## Requirement
Quote the listing below in full and exactly as written, but omit every picture.

## Supplied data
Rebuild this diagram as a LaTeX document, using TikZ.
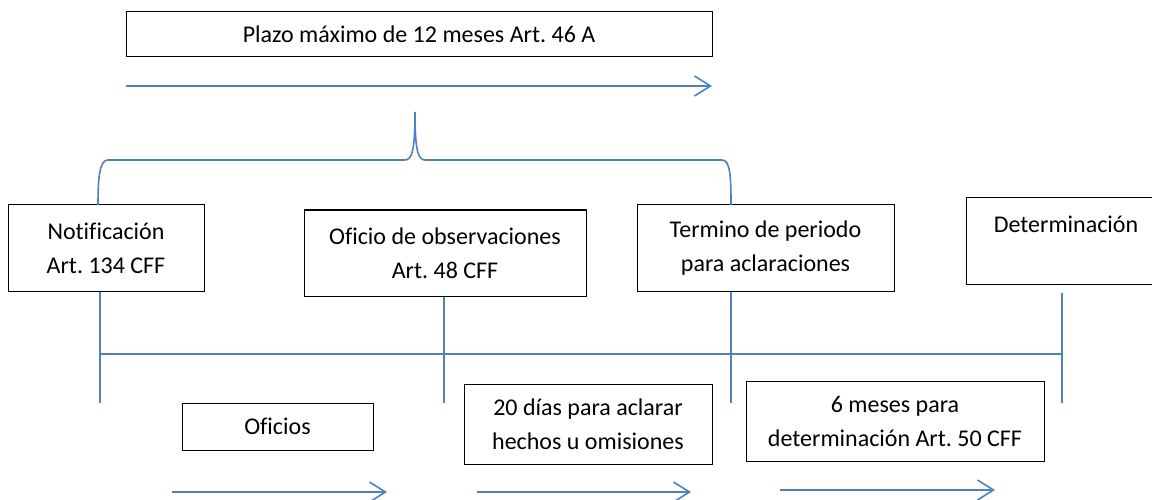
\documentclass[tikz,border=0pt]{standalone}
\usepackage{fontspec}
\setmainfont{Carlito}[Ligatures=NoCommon]
\frenchspacing
\usetikzlibrary{arrows.meta}
\definecolor{lineblue}{HTML}{4F81BD}
\tikzset{
  box/.style={draw=black, line width=1pt, inner sep=0pt, align=center,
    font=\fontsize{24}{34}\selectfont},
  conn/.style={draw=lineblue, line width=1.6pt},
  timearrow/.style={draw=lineblue, line width=1.6pt,
    -{Straight Barb[length=16pt,width=20pt,line width=1.6pt]}},
}
\begin{document}
\begin{tikzpicture}[x=1pt,y=-1pt]
\useasboundingbox (0,0) rectangle (1152,500);
% boxes
\node[box, minimum width=586pt, minimum height=45pt] (top) at (419,34.5) {Plazo máximo de 12 meses Art. 46 A};
\node[box, minimum width=196pt, minimum height=86pt] (notif) at (106,248) {Notificación\\Art. 134 CFF};
\node[box, minimum width=282pt, minimum height=86pt] (obs) at (445,253) {Oficio de observaciones\\Art. 48 CFF};
\node[box, minimum width=257pt, minimum height=86pt] (term) at (765.5,248) {Termino de periodo\\para aclaraciones};
\node[box, minimum width=200pt, minimum height=86pt] (det) at (1066,241) {Determinación\\\mbox{}};
\node[box, minimum width=191pt, minimum height=47pt] (oficios) at (277.5,426.5) {Oficios};
\node[box, minimum width=248pt, minimum height=80pt] (dias) at (588,424) {20 días para aclarar\\hechos u omisiones};
\node[box, minimum width=298pt, minimum height=80pt] (meses) at (895,421) {6 meses para\\determinación Art. 50 CFF};
% coordinates
\coordinate (a1s) at (126,86);
\coordinate (a1e) at (712,86);
\coordinate (v1) at (100,403);
\coordinate (v2) at (444,403);
\coordinate (v3) at (731,403);
\coordinate (v4) at (1062,403);
\coordinate (h1) at (100,354);
\coordinate (h2) at (1062,354);
\coordinate (b1s) at (172,492);
\coordinate (b1e) at (387,492);
\coordinate (b2s) at (477,492);
\coordinate (b2e) at (691,492);
\coordinate (b3s) at (780,490);
\coordinate (b3e) at (995,490);
\coordinate (bl) at (98,205);
\coordinate (br) at (731,205);
\coordinate (bm) at (415,112);
% top arrow
\draw[timearrow] (a1s) -- (a1e);
% brace
\draw[conn] (bl) .. controls (98,175) and (100,160) .. (108,160) -- (405,160)
  .. controls (412,160) and (415,150) .. (bm)
  .. controls (415,150) and (418,160) .. (425,160) -- (722,160)
  .. controls (730,160) and (731,175) .. (br);
% verticals
\draw[conn] (v1 |- notif.south) -- (v1);
\draw[conn] (v2 |- obs.south) -- (v2);
\draw[conn] (v3 |- term.south) -- (v3);
\draw[conn] (1062,293) -- (v4);
\draw[conn] (h1) -- (h2);
% bottom arrows
\draw[timearrow] (b1s) -- (b1e);
\draw[timearrow] (b2s) -- (b2e);
\draw[timearrow] (b3s) -- (b3e);
\end{tikzpicture}
\end{document}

## Complete response
Rebuild this diagram as a LaTeX document, using TikZ.
\documentclass[tikz,border=0pt]{standalone}
\usepackage{fontspec}
\setmainfont{Carlito}[Ligatures=NoCommon]
\frenchspacing
\usetikzlibrary{arrows.meta}
\definecolor{lineblue}{HTML}{4F81BD}
\tikzset{
  box/.style={draw=black, line width=1pt, inner sep=0pt, align=center,
    font=\fontsize{24}{34}\selectfont},
  conn/.style={draw=lineblue, line width=1.6pt},
  timearrow/.style={draw=lineblue, line width=1.6pt,
    -{Straight Barb[length=16pt,width=20pt,line width=1.6pt]}},
}
\begin{document}
\begin{tikzpicture}[x=1pt,y=-1pt]
\useasboundingbox (0,0) rectangle (1152,500);
% boxes
\node[box, minimum width=586pt, minimum height=45pt] (top) at (419,34.5) {Plazo máximo de 12 meses Art. 46 A};
\node[box, minimum width=196pt, minimum height=86pt] (notif) at (106,248) {Notificación\\Art. 134 CFF};
\node[box, minimum width=282pt, minimum height=86pt] (obs) at (445,253) {Oficio de observaciones\\Art. 48 CFF};
\node[box, minimum width=257pt, minimum height=86pt] (term) at (765.5,248) {Termino de periodo\\para aclaraciones};
\node[box, minimum width=200pt, minimum height=86pt] (det) at (1066,241) {Determinación\\\mbox{}};
\node[box, minimum width=191pt, minimum height=47pt] (oficios) at (277.5,426.5) {Oficios};
\node[box, minimum width=248pt, minimum height=80pt] (dias) at (588,424) {20 días para aclarar\\hechos u omisiones};
\node[box, minimum width=298pt, minimum height=80pt] (meses) at (895,421) {6 meses para\\determinación Art. 50 CFF};
% coordinates
\coordinate (a1s) at (126,86);
\coordinate (a1e) at (712,86);
\coordinate (v1) at (100,403);
\coordinate (v2) at (444,403);
\coordinate (v3) at (731,403);
\coordinate (v4) at (1062,403);
\coordinate (h1) at (100,354);
\coordinate (h2) at (1062,354);
\coordinate (b1s) at (172,492);
\coordinate (b1e) at (387,492);
\coordinate (b2s) at (477,492);
\coordinate (b2e) at (691,492);
\coordinate (b3s) at (780,490);
\coordinate (b3e) at (995,490);
\coordinate (bl) at (98,205);
\coordinate (br) at (731,205);
\coordinate (bm) at (415,112);
% top arrow
\draw[timearrow] (a1s) -- (a1e);
% brace
\draw[conn] (bl) .. controls (98,175) and (100,160) .. (108,160) -- (405,160)
  .. controls (412,160) and (415,150) .. (bm)
  .. controls (415,150) and (418,160) .. (425,160) -- (722,160)
  .. controls (730,160) and (731,175) .. (br);
% verticals
\draw[conn] (v1 |- notif.south) -- (v1);
\draw[conn] (v2 |- obs.south) -- (v2);
\draw[conn] (v3 |- term.south) -- (v3);
\draw[conn] (1062,293) -- (v4);
\draw[conn] (h1) -- (h2);
% bottom arrows
\draw[timearrow] (b1s) -- (b1e);
\draw[timearrow] (b2s) -- (b2e);
\draw[timearrow] (b3s) -- (b3e);
\end{tikzpicture}
\end{document}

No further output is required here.